◆ Records provided ◆
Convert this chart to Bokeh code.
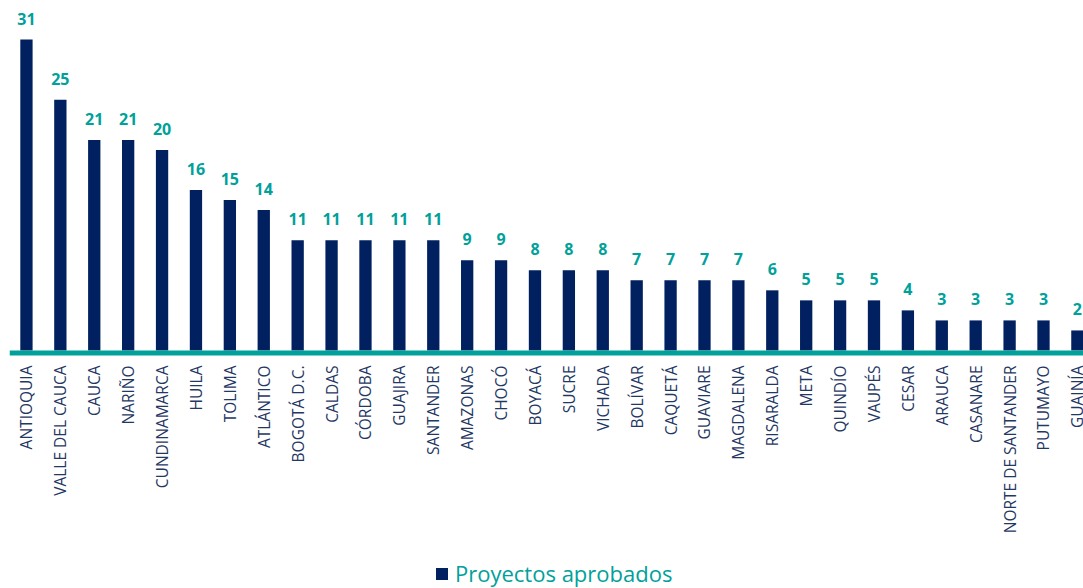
==
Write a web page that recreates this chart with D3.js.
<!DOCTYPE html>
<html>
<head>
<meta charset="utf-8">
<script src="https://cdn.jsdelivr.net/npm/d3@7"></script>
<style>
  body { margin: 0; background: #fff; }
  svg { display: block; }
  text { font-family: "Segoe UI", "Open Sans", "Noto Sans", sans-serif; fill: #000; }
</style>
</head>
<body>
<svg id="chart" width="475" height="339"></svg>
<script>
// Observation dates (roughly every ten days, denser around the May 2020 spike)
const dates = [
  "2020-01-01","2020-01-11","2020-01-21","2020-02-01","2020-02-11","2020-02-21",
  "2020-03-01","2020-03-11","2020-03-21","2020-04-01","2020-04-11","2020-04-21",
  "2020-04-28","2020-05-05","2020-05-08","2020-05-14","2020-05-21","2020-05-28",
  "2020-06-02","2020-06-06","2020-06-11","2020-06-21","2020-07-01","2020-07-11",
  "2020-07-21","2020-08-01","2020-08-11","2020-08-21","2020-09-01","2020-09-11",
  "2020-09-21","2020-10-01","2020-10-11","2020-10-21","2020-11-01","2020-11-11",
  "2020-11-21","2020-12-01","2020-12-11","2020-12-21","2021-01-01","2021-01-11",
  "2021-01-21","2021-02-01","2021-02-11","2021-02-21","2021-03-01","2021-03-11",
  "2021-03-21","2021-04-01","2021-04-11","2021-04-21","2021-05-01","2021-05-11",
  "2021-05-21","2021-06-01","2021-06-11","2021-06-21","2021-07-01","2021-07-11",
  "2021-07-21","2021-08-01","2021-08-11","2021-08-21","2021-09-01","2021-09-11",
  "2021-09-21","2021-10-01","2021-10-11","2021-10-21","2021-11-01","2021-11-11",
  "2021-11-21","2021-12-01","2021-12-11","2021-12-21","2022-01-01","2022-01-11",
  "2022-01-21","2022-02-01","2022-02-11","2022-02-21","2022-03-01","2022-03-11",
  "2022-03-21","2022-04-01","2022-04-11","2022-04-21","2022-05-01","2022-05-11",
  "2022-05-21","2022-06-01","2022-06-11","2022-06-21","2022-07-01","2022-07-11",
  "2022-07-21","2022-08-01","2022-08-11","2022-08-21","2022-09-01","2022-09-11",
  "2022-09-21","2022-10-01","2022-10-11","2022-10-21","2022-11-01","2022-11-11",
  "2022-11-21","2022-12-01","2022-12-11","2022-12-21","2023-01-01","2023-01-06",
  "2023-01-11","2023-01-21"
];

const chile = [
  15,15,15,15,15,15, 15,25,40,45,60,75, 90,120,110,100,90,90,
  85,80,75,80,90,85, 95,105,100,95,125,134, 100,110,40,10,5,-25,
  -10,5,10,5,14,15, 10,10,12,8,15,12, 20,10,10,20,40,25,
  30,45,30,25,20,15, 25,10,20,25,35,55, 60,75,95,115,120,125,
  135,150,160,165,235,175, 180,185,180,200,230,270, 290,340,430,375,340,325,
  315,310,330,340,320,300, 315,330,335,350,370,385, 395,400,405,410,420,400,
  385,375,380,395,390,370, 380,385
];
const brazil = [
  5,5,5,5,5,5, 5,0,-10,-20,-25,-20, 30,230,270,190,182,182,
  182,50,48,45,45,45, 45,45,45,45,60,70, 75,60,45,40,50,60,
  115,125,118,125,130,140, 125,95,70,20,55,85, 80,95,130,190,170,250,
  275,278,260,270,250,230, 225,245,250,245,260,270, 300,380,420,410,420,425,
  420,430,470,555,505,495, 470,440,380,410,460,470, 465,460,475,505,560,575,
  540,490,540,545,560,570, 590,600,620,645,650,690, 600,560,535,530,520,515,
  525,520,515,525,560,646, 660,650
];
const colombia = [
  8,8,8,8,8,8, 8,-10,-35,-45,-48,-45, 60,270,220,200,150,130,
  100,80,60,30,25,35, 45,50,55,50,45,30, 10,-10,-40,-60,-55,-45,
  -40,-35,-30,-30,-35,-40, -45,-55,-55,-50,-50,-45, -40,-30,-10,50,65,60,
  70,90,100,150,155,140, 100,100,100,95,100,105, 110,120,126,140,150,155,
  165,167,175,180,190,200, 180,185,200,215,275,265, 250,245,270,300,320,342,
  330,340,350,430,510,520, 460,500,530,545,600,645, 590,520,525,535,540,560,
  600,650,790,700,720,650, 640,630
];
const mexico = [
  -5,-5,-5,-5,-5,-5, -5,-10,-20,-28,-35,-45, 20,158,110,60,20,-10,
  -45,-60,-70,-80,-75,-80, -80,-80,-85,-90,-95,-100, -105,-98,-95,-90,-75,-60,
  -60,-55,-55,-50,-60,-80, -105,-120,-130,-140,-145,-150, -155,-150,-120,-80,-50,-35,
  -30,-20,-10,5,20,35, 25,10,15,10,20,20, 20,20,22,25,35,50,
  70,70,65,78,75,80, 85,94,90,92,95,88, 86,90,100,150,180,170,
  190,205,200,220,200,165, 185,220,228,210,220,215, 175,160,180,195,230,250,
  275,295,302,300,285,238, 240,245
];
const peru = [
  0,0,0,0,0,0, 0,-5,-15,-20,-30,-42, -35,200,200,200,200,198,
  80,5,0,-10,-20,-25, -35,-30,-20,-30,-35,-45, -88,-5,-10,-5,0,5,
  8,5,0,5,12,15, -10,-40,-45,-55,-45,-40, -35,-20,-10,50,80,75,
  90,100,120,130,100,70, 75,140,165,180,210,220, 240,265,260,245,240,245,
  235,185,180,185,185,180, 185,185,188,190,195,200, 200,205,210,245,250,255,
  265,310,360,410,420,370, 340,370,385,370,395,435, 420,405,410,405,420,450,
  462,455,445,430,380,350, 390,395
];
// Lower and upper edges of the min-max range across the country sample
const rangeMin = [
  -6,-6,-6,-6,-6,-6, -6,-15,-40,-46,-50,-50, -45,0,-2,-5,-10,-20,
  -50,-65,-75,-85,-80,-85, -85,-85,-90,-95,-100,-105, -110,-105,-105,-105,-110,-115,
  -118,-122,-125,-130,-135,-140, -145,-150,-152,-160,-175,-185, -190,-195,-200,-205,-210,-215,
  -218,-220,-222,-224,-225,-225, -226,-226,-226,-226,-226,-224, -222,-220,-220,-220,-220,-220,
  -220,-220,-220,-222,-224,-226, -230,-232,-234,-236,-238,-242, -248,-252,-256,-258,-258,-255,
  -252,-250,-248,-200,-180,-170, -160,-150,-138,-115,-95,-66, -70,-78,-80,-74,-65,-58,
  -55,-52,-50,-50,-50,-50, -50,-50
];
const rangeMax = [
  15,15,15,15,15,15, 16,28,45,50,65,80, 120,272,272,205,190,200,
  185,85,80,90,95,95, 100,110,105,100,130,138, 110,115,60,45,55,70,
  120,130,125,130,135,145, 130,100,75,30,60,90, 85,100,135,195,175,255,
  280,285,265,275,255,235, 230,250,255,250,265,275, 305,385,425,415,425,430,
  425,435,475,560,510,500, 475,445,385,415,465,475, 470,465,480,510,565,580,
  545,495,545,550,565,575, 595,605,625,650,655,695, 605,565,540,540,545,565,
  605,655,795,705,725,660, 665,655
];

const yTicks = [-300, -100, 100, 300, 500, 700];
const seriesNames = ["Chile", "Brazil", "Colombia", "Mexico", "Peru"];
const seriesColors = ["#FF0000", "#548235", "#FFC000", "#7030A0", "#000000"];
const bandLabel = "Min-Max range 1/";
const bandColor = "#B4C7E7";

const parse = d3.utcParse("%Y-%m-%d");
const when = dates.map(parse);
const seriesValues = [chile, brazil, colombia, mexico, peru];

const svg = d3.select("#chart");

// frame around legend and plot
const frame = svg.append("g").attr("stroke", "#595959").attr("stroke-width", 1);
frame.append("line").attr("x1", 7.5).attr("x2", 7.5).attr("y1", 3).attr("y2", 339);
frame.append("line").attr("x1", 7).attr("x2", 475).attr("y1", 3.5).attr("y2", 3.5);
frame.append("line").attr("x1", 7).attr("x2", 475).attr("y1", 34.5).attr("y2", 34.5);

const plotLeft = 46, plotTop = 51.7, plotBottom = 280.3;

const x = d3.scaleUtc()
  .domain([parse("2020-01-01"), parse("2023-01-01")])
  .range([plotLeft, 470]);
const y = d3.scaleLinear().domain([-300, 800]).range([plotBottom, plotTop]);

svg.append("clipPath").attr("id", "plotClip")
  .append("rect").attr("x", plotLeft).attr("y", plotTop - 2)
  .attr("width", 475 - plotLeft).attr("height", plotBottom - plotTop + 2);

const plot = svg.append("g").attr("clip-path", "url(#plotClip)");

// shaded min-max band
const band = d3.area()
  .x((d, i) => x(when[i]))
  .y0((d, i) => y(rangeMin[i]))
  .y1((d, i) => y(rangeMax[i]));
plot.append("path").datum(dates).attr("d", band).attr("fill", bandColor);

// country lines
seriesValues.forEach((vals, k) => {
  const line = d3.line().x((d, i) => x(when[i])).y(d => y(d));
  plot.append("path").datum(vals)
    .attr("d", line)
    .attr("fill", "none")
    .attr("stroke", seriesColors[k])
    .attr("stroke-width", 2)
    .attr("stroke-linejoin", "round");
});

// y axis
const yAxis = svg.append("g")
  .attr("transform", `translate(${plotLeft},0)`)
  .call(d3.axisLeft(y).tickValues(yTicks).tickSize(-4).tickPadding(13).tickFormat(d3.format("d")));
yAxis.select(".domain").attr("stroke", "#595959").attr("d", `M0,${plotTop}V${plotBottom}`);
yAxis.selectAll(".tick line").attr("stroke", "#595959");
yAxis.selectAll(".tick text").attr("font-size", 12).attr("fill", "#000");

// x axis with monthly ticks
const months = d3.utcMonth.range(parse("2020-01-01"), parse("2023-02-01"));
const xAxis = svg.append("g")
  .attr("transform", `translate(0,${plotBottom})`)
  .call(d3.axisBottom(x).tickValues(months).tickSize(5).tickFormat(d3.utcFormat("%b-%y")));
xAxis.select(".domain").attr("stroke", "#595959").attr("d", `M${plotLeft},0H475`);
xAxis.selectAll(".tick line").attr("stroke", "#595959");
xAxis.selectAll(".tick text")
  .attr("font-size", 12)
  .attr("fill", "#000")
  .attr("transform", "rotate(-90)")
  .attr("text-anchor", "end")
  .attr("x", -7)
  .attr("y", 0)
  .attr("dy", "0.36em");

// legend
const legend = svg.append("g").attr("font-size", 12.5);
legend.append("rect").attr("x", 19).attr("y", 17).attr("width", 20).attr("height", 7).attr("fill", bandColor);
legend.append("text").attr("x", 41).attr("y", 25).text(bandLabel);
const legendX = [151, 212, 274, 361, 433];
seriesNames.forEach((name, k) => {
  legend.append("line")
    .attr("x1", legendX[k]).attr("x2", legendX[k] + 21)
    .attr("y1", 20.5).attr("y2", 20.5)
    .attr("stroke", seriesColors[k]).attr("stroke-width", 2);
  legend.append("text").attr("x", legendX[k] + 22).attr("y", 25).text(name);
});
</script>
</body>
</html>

◆ What to work on ◆
Wherever the string "with" appears in the entries above, list that line.

◆ Reply ◆
Write a web page that recreates this chart with D3.js.
// x axis with monthly ticks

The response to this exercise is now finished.